The Japanese government on Friday added four new industries to its foreign skilled worker visa program as it moves to address the nation's driver shortage by allowing more people access to stays of up to five years.

The Cabinet decision brings the eligible industries under the Specified Skilled Worker No. 1 visa to 16. The expansion, covering road and railway transportation as well as the forestry and timber sectors, is the first since the system was introduced in 2019.

Japan's need for foreign labor has risen due in part to its declining birthrate. There are also concerns about pronounced shortages in the transportation and logistics industries which are likely to be exacerbated once a new limit to overtime hours for drivers begins in April, in what is known as the "2024 problem."
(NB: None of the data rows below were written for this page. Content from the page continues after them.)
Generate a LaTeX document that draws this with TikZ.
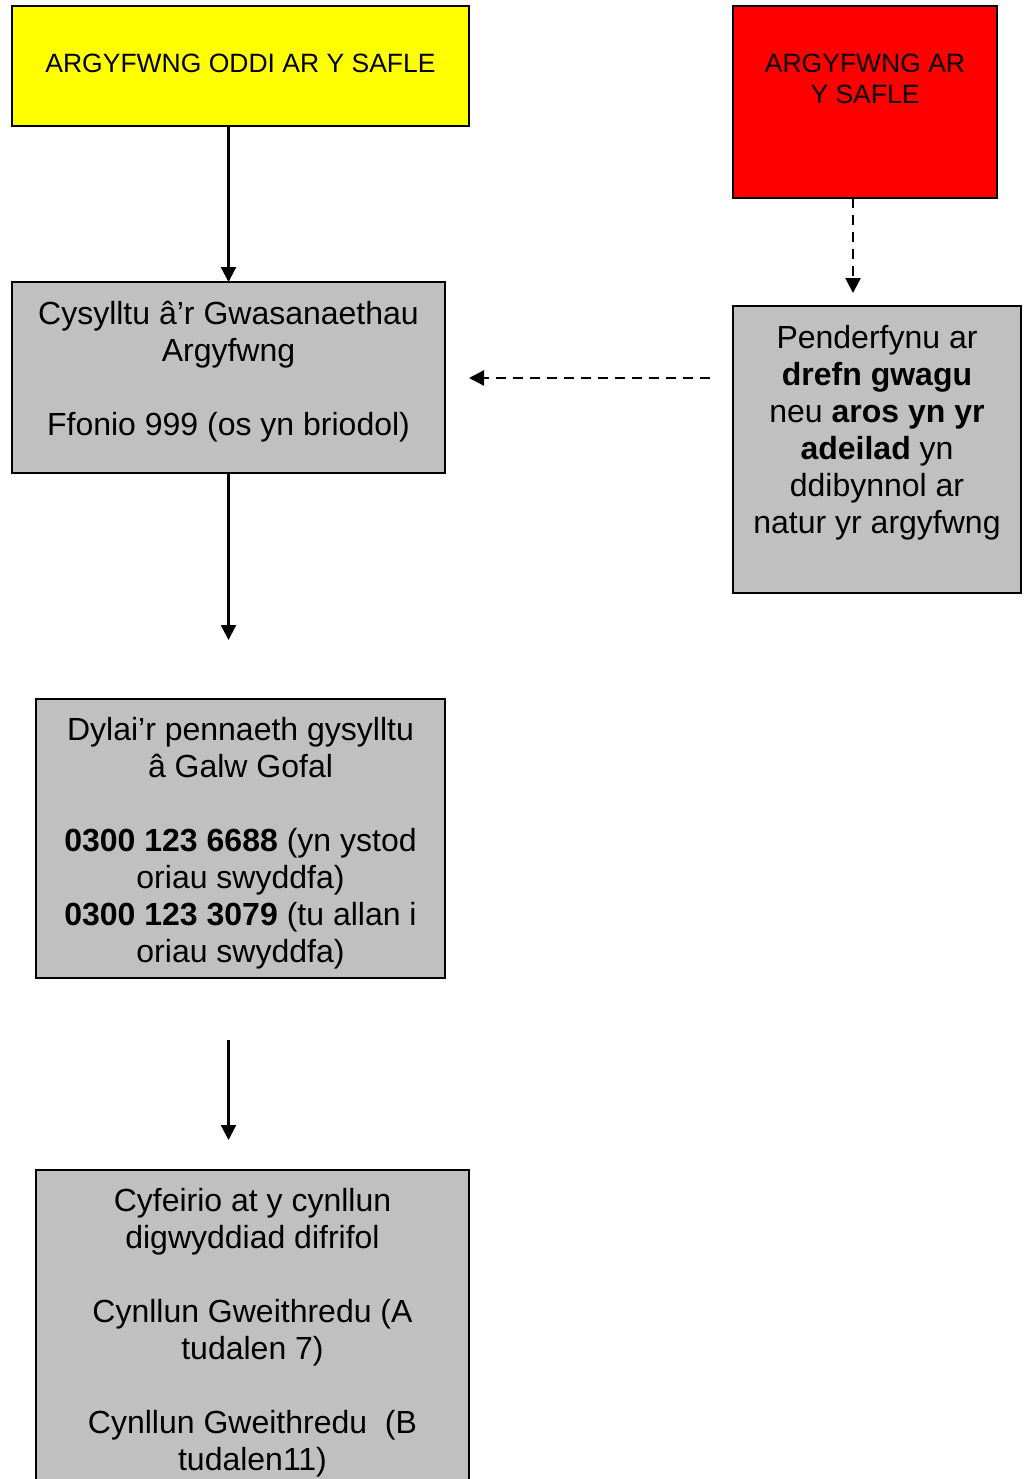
\documentclass[tikz,border=0pt]{standalone}
\usepackage{fontspec}
\setmainfont{Liberation Sans}
\usepackage{xcolor}
\usepackage{tikz}
\usetikzlibrary{positioning}
\usetikzlibrary{arrows.meta}

\definecolor{boxgrey}{RGB}{192,192,192}
\definecolor{boxyellow}{RGB}{255,255,0}
\definecolor{boxred}{RGB}{255,0,0}

\begin{document}
\begin{tikzpicture}[x=1pt,y=1pt,yscale=-1,xscale=1,
  panel/.style={draw=black, line width=1.5pt, inner sep=0pt, outer sep=0pt},
  bigtext/.style={inner sep=0pt, align=center, font={\fontsize{32}{37}\selectfont}},
  captext/.style={inner sep=0pt, align=center, font={\fontsize{26.5}{31}\selectfont}},
  arr/.style={line width=2.3pt, -{Triangle[length=15pt,width=15pt]}},
  dasharr/.style={arr, dash pattern=on 10pt off 7pt}]
  \useasboundingbox (0,0) rectangle (1027,1479); %page = reference size

  % Boxes
  \node [panel, fill=boxyellow, minimum width=457pt, minimum height=120pt] (offsite) at (240.5,66) {};
  \node [panel, fill=boxred, minimum width=264pt, minimum height=192pt] (onsite) at (865,102) {};
  \node [panel, fill=boxgrey, minimum width=433pt, minimum height=191pt] (cysylltu) at (228.5,377.5) {};
  \node [panel, fill=boxgrey, minimum width=288pt, minimum height=287pt] (penderfynu) at (877,449.5) {};
  \node [panel, fill=boxgrey, minimum width=409pt, minimum height=279pt] (galwgofal) at (240.5,838.5) {};
  \node [panel, fill=boxgrey, minimum width=433pt, minimum height=340pt] (cynllun) at (252.5,1340) {};

  % Text Node
  \node [captext, below=48pt of offsite.north] (offsitetxt) {ARGYFWNG ODDI AR Y SAFLE};
  % Text Node
  \node [captext, below=48pt of onsite.north] (onsitetxt) {ARGYFWNG AR\\Y SAFLE};
  % Text Node
  \node [bigtext, below=19pt of cysylltu.north] (cysylltutxt) {Cysylltu â’r Gwasanaethau\\Argyfwng\\[37pt]Ffonio 999 (os yn briodol)};
  % Text Node
  \node [bigtext, below=19pt of penderfynu.north] (penderfynutxt) {Penderfynu ar\\\textbf{drefn gwagu}\\neu \textbf{aros yn yr}\\\textbf{adeilad} yn\\ddibynnol ar\\natur yr argyfwng};
  % Text Node
  \node [bigtext, below=18.5pt of galwgofal.north] (galwgofaltxt) {Dylai’r pennaeth gysylltu\\â Galw Gofal\\[37pt]\textbf{0300 123 6688} (yn ystod\\oriau swyddfa)\\\textbf{0300 123 3079} (tu allan i\\oriau swyddfa)};
  % Text Node
  \node [bigtext, below=18.5pt of cynllun.north] (cynlluntxt) {Cyfeirio at y cynllun\\digwyddiad difrifol\\[37pt]Cynllun Gweithredu (A\\tudalen 7)\\[37pt]Cynllun Gweithredu\ \ (B\\tudalen11)};

  % free arrow ends
  \coordinate (redtip) at (853,293);
  \coordinate (leftstart) at (710,378);
  \coordinate (lefttip) at (469,378);
  \coordinate (downtip) at (228.5,640);
  \coordinate (gapstart) at (228.5,1040);
  \coordinate (gaptip) at (228.5,1140);

  %Straight Lines
  \draw [arr] (offsite.south -| cysylltu.north) -- (cysylltu.north);
  \draw [dasharr] (onsite.south -| redtip) -- (redtip);
  \draw [dasharr] (leftstart) -- (lefttip);
  \draw [arr] (cysylltu.south) -- (downtip);
  \draw [arr] (gapstart) -- (gaptip);
\end{tikzpicture}
\end{document}
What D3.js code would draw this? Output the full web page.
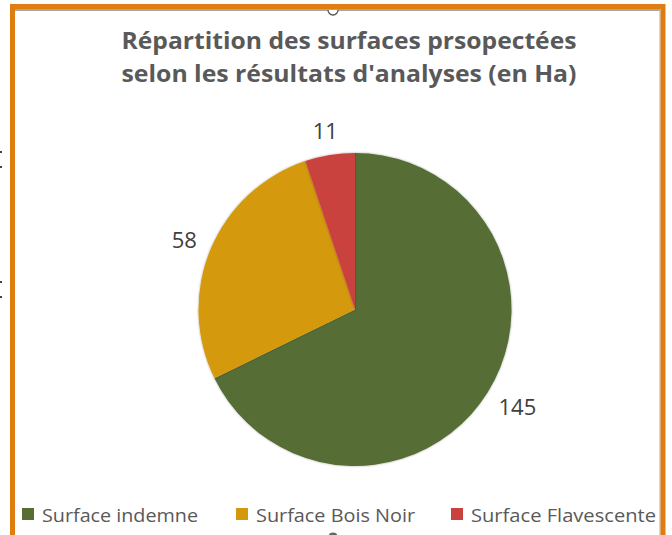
<!DOCTYPE html>
<html><head><meta charset="utf-8">
<script src="https://cdn.jsdelivr.net/npm/d3@7"></script>
<style>html,body{margin:0;padding:0;background:#fff;}svg{display:block;}</style>
</head><body>
<svg id="c" width="672" height="535"></svg>
<script>
const categories = ["Surface indemne", "Surface Bois Noir", "Surface Flavescente"];
const values = [145, 58, 11];
const colors = ["#566d34", "#d4990b", "#c9423e"];
const titleLines = ["Répartition des surfaces prsopectées", "selon les résultats d'analyses (en Ha)"];

const svg = d3.select("#c");
const W = 672, H = 535;

// frame
svg.append("rect").attr("x", 0).attr("y", 0).attr("width", W).attr("height", H).attr("fill", "#fff");
svg.append("line").attr("x1", 15).attr("x2", 660).attr("y1", 10).attr("y2", 10).attr("stroke", "#8a8a8a").attr("stroke-width", 1.5);
svg.append("line").attr("x1", 660).attr("x2", 660).attr("y1", 10).attr("y2", H).attr("stroke", "#b0b0b0").attr("stroke-width", 1);
svg.append("path").attr("d", `M12.5,${H} V6.5 H663 V${H}`).attr("fill", "none").attr("stroke", "#e07d10").attr("stroke-width", 5);
// selection handles
svg.append("path").attr("d", "M328,10 A5,5 0 0 0 338,10").attr("fill", "#fff").attr("stroke", "#555").attr("stroke-width", 1.3);
svg.append("ellipse").attr("cx", 333).attr("cy", 535).attr("rx", 4).attr("ry", 2.5).attr("fill", "#666");
[152, 167, 282, 297].forEach(y => svg.append("rect").attr("x", 0).attr("y", y - 1).attr("width", 2).attr("height", 2).attr("fill", "#444"));

// title
svg.append("g").selectAll("text").data(titleLines).join("text")
  .attr("x", 349).attr("y", (d, i) => 49 + i * 33)
  .attr("text-anchor", "middle")
  .attr("font-family", "'Open Sans', sans-serif")
  .attr("font-weight", "bold").attr("font-size", 23).attr("fill", "#595959")
  .attr("textLength", 455).attr("lengthAdjust", "spacingAndGlyphs")
  .text(d => d);

// pie
const cx = 355, cy = 309.5, R = 156.5;
const data = categories.map((c, i) => ({ name: c, value: values[i], color: colors[i] }));
const pie = d3.pie().value(d => d.value).sort(null);
const arcs = pie(data);
const arc = d3.arc().innerRadius(0).outerRadius(R);
const defs = svg.append("defs");
defs.append("filter").attr("id", "sh").attr("x", "-10%").attr("y", "-10%").attr("width", "120%").attr("height", "120%")
  .append("feDropShadow").attr("dx", 0).attr("dy", 0).attr("stdDeviation", 1.2).attr("flood-color", "#000").attr("flood-opacity", 0.35);
const g = svg.append("g").attr("transform", `translate(${cx},${cy})`);
g.selectAll("path").data(arcs).join("path")
  .attr("d", arc).attr("fill", d => d.data.color).attr("filter", "url(#sh)");

// labels outside (offset by text half-extent along the slice direction)
const gap = 16;
g.selectAll("text.lbl").data(arcs).join("text").attr("class", "lbl")
  .attr("font-family", "'Open Sans', sans-serif").attr("font-size", 22).attr("fill", "#404040")
  .attr("text-anchor", "middle").attr("dominant-baseline", "central")
  .text(d => d.data.value)
  .each(function(d) {
    const a = (d.startAngle + d.endAngle) / 2;
    const bb = this.getBBox();
    const hw = bb.width / 2, hh = 9;
    const sx = Math.sin(a), cyv = -Math.cos(a);
    const x = sx * (R + gap) + sx * hw;
    const y = cyv * (R + gap) + cyv * hh;
    d3.select(this).attr("x", x).attr("y", y);
  });

// legend
const legX = [22, 236, 451];
const legW = [156, 159, 185];
const items = svg.append("g").selectAll("g").data(data).join("g").attr("transform", (d, i) => `translate(${legX[i]},508)`);
items.append("rect").attr("width", 12).attr("height", 12).attr("fill", d => d.color);
items.append("text").attr("x", 20).attr("y", 14)
  .attr("font-family", "'Open Sans', sans-serif").attr("font-size", 18).attr("fill", "#595959")
  .attr("textLength", (d, i) => legW[i]).attr("lengthAdjust", "spacingAndGlyphs")
  .text(d => d.name);
</script>
</body></html>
The government said Japan plans to admit up to 820,000 foreigners under its skilled worker visa in the next five fiscal years from April, more than double the number it had estimated would have been accepted in the five years through fiscal 2023 ending March.

After soliciting public opinions over the reform, the government will revise related rules, including Justice Ministry ordinances, to begin accepting skilled foreigners in the four sectors.

At a meeting ahead of the Cabinet decision, Chief Cabinet Secretary Yoshimasa Hayashi requested relevant ministers "make preparations to accept (the foreign workers) without delay and to make efforts to realize an inclusive society."

Chief Cabinet Secretary Yoshimasa Hayashi (2nd from L) speaks at a ministerial meeting on acceptance of foreign workers on March 29, 2024, at the prime minister's office. (Kyodo)

As part of the addition of the road transportation sector, skilled foreigners will be accepted as drivers of buses, taxis and trucks by companies that have been certified by the Ministry of Land, Infrastructure, Transport and Tourism.

As drivers of buses and taxis often communicate with passengers, they are required to pass the N3 level of the Japanese Language Proficiency Test, the third highest in the exam's five levels and a condition stricter than required to work in other sectors.

In the railway sector, skilled workers can be accepted for roles involved in the manufacturing of train cars and maintenance of tracks. They can also take on the role of drivers, conductors and station staff.

The government also added operations related to textiles, iron and steel, and printing in the manufacturing industry, a sector already covered under the program.

Foreigners with the No. 1 visa must have passed a test demonstrating professional and Japanese language skills enabling them to work immediately. The No. 2 visa allows for unlimited renewals, opening the door to permanent residency, and permits workers to bring their children and spouses to Japan.

As of the end of December 2023, there were around 208,000 workers in the country on the No. 1 visa and 37 with the No. 2 visa, according to the Immigration Services Agency of Japan.

The latest reform comes as the government has submitted bills to replace the controversial foreign trainee program with a new system focused on developing skills and protecting worker rights. Problems linked to the trainee program have resulted in some participants abandoning their employment due to abuses such as unpaid wages and harassment.

The new program will allow trainees to switch workplaces in the same industry under certain conditions and gain skills needed for transitioning to the Specified Skilled Worker No. 1 visa.